Sparks: Indo-Pacific security in focus as US, India, Japan and Australia ministers meet
The diplomats speak of common purpose while their hands, resting on the polished table, remain perfectly still.
The preliminary meeting to establish the agenda for the preliminary meeting has been indefinitely postponed.
To call an alliance an alliance when its members do not act in concert is to begin with a false name.
You need no minister to tell you that four flags flying together cast a longer shadow than one.
Beneath their speeches about collective security lies the simple, ancient fear of a rising power.
This operational sequence of diplomatic inputs could, if properly programmed, generate an output of genuine cooperation.
Observe how the geometry of their alliance mirrors the structural tension in a bird's wing before flight.
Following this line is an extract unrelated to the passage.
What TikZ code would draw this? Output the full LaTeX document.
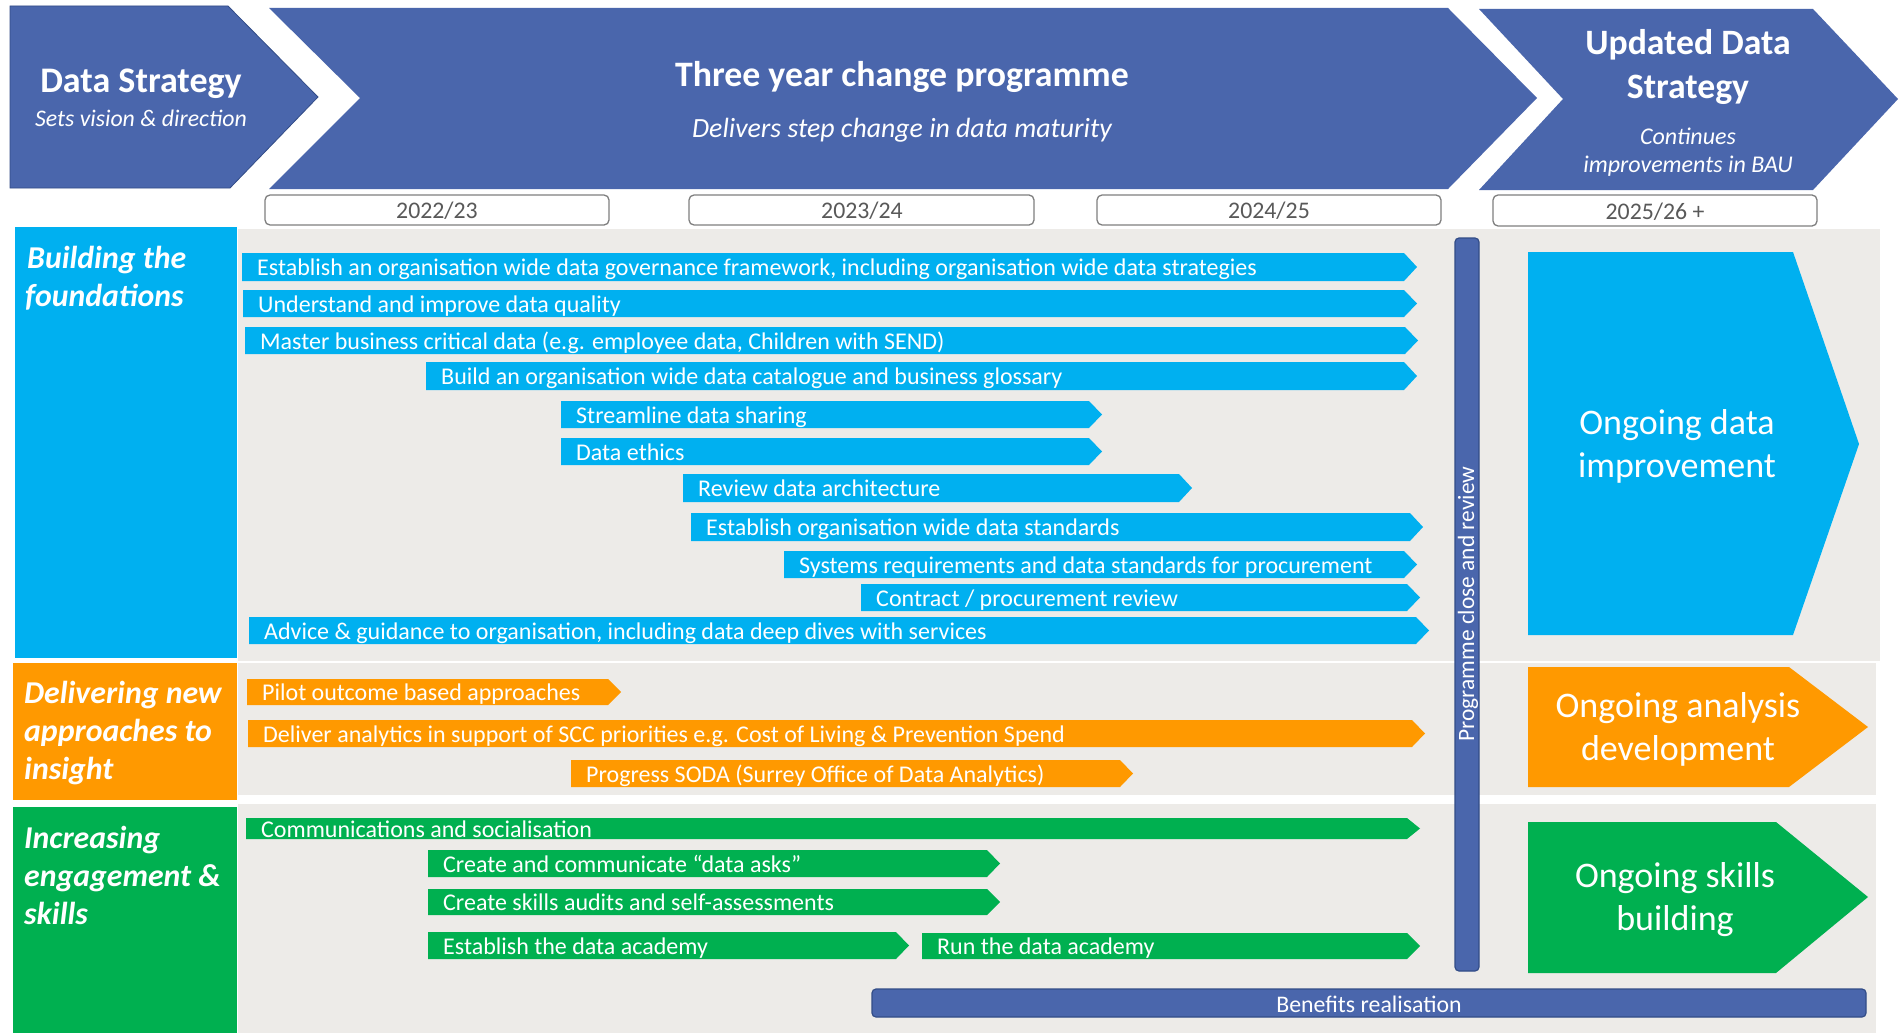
\documentclass[tikz,border=0pt]{standalone}
\usepackage{fontspec}
\setmainfont{Carlito}
\definecolor{dblue}{RGB}{74,102,172}
\definecolor{dblueb}{RGB}{50,76,135}
\definecolor{lblue}{RGB}{0,176,240}
\definecolor{orng}{RGB}{255,153,0}
\definecolor{grn}{RGB}{0,176,80}
\definecolor{bggrey}{RGB}{237,235,232}
\definecolor{yrgrey}{RGB}{89,89,89}
\definecolor{boxgrey}{RGB}{127,127,127}
\newcommand\taskbar[7]{%
  \fill[#1] (#3,#5) -- (#4,#5) -- ({#4+13},{(#5+#6)/2}) -- (#4,#6) -- (#3,#6) -- cycle;
  \node[bartext] (#2) at ({#3+15},{(#5+#6)/2+1}) {#7};}
\begin{document}
\begin{tikzpicture}[x=1pt,y=-1pt,
  bartext/.style={anchor=west,inner sep=0pt,text=white,font=\fontsize{24}{28}\selectfont,text height=15.4pt,text depth=0pt},
  hdtitle/.style={text=white,font=\fontsize{36}{44}\selectfont\bfseries,align=center,inner sep=0pt},
  hdsub/.style={text=white,font=\fontsize{24}{28}\selectfont\itshape,align=center,inner sep=0pt},
  yearbox/.style={draw=boxgrey,line width=1.3pt,fill=white,rounded corners=5pt},
  yeartext/.style={text=yrgrey,font=\fontsize{23.8}{26}\selectfont,inner sep=0pt,text height=15pt,text depth=0pt},
  rowlabel/.style={anchor=base west,text=white,font=\fontsize{31.8}{38}\selectfont\bfseries\itshape,inner sep=0pt},
  ongoing/.style={text=white,font=\fontsize{36}{43}\selectfont,align=center,inner sep=0pt},
  darkbar/.style={fill=dblue,draw=dblueb,line width=1.2pt,rounded corners=4pt}]
\useasboundingbox (0,0) rectangle (1901,1033);
\fill[white] (0,0) rectangle (1901,1033);
% header chevrons
\filldraw[fill=dblue,draw=dblueb,line width=0.8pt] (10,6) -- (228,6) -- (318,97) -- (230,188) -- (10,188) -- cycle;
\fill[dblue] (269,8) -- (1448,8) -- (1537,98) -- (1448,189) -- (269,189) -- (360,98) -- cycle;
\fill[dblue] (1479,9) -- (1813,9) -- (1898,99) -- (1813,190) -- (1479,190) -- (1563,99) -- cycle;
\node[hdtitle] (ds) at (141,84) {Data Strategy};
\node[hdsub,font=\fontsize{23.8}{28}\selectfont\itshape] (dssub) at (141,118) {Sets vision \& direction};
\node[hdtitle,font=\fontsize{35.8}{44}\selectfont\bfseries] (tyc) at (902,77) {Three year change programme};
\node[hdsub,font=\fontsize{27.8}{32}\selectfont\itshape] (tycsub) at (902,130) {Delivers step change in data maturity};
\node[hdtitle,font=\fontsize{35.7}{44}\selectfont\bfseries] (uds) at (1688,67) {Updated Data\\Strategy};
\node[hdsub,font=\fontsize{24}{28}\selectfont\itshape] (udssub) at (1688,152) {Continues\\improvements in BAU};
% year boxes
\draw[yearbox] (265,195) rectangle (609,225);
\node[yeartext] (y1) at (437,211) {2022/23};
\draw[yearbox] (689,195) rectangle (1034,225);
\node[yeartext] (y2) at (862,211) {2023/24};
\draw[yearbox] (1097,195) rectangle (1441,225);
\node[yeartext] (y3) at (1269,211) {2024/25};
\draw[yearbox] (1493,195) rectangle (1817,226);
\node[yeartext] (y4) at (1655,212) {2025/26 +};
% row backgrounds
\fill[bggrey] (238,229) rectangle (1880,661);
\fill[bggrey] (238,663) rectangle (1876,795);
\fill[bggrey] (238,804) rectangle (1876,1033);
\fill[lblue] (15,227) rectangle (237,658);
\fill[orng] (13,663) rectangle (237,800);
\fill[grn] (13,807) rectangle (237,1033);
\node[rowlabel] (l1a) at (27,268) {Building the};
\node[rowlabel] (l1b) at (25,306) {foundations};
\node[rowlabel] (l2a) at (24,703) {Delivering new};
\node[rowlabel] (l2b) at (24,741) {approaches to};
\node[rowlabel] (l2c) at (24,779) {insight};
\node[rowlabel] (l3a) at (24,848) {Increasing};
\node[rowlabel] (l3b) at (24,886) {engagement \&};
\node[rowlabel] (l3c) at (24,924) {skills};
% blue bars
\taskbar{lblue}{b1}{242}{1404}{253}{281}{Establish an organisation wide data governance framework, including organisation wide data strategies}
\taskbar{lblue}{b2}{243}{1404}{290}{317}{Understand and improve data quality}
\taskbar{lblue}{b3}{245}{1405}{327}{354}{Master business critical data (e.g. employee data, Children with SEND)}
\taskbar{lblue}{b4}{426}{1404}{362}{390}{Build an organisation wide data catalogue and business glossary}
\taskbar{lblue}{b5}{561}{1089}{401}{428}{Streamline data sharing}
\taskbar{lblue}{b6}{561}{1089}{438}{465}{Data ethics}
\taskbar{lblue}{b7}{683}{1179}{474}{502}{Review data architecture}
\taskbar{lblue}{b8}{691}{1410}{513}{541}{Establish organisation wide data standards}
\taskbar{lblue}{b9}{784}{1404}{551}{578}{Systems requirements and data standards for procurement}
\taskbar{lblue}{b10}{861}{1407}{584}{611}{Contract / procurement review}
\taskbar{lblue}{b11}{249}{1416}{617}{644}{Advice \& guidance to organisation, including data deep dives with services}
% orange bars
\taskbar{orng}{o1}{247}{608}{679}{705}{Pilot outcome based approaches}
\taskbar{orng}{o2}{248}{1412}{720}{747}{Deliver analytics in support of SCC priorities e.g. Cost of Living \& Prevention Spend}
\taskbar{orng}{o3}{571}{1120}{760}{787}{Progress SODA (Surrey Office of Data Analytics)}
% green bars
\taskbar{grn}{g1}{246}{1407}{818}{839}{Communications and socialisation}
\taskbar{grn}{g2}{428}{987}{850}{877}{Create and communicate “data asks”}
\taskbar{grn}{g3}{428}{987}{889}{915}{Create skills audits and self-assessments}
\taskbar{grn}{g4}{428}{896}{932}{959}{Establish the data academy}
\taskbar{grn}{g5}{922}{1407}{933}{959}{Run the data academy}
% programme close and benefits
\draw[darkbar] (1455,238) rectangle (1479,971);
\node[text=white,font=\fontsize{23.4}{26}\selectfont,rotate=90,inner sep=0pt] (pcr) at (1468,604) {Programme close and review};
\draw[darkbar] (872,989) rectangle (1866,1017);
\node[text=white,font=\fontsize{23.8}{26}\selectfont,inner sep=0pt,text height=15.3pt,text depth=0pt] (ben) at (1369,1005) {Benefits realisation};
% ongoing shapes
\fill[lblue] (1528,252) -- (1793,252) -- (1859,444) -- (1793,635) -- (1528,635) -- cycle;
\node[ongoing] (on1) at (1677,446) {Ongoing data\\improvement};
\fill[orng] (1528,667) -- (1789,667) -- (1868,727) -- (1789,787) -- (1528,787) -- cycle;
\node[ongoing] (on2) at (1678,729) {Ongoing analysis\\development};
\fill[grn] (1528,822) -- (1776,822) -- (1868,897) -- (1776,973) -- (1528,973) -- cycle;
\node[ongoing] (on3) at (1675,900) {Ongoing skills\\building};
\end{tikzpicture}
\end{document}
Their insistence on unity betrays a deep-seated anxiety about the very fractures they cannot acknowledge.
Elegant things: the precise alignment of four flags, the unspoken understanding that they will never fly as one.
They speak of defending freedom while building a fence that keeps some people in and others out.
A dispute over territory masquerades as a debate over principles, confusing the domain of power with that of right.
This political imbalance manifests as a fever in the body politic, a humoral disorder requiring a balancing tincture.
Their common sense is the consent manufactured to make the architecture of their power seem natural and inevitable.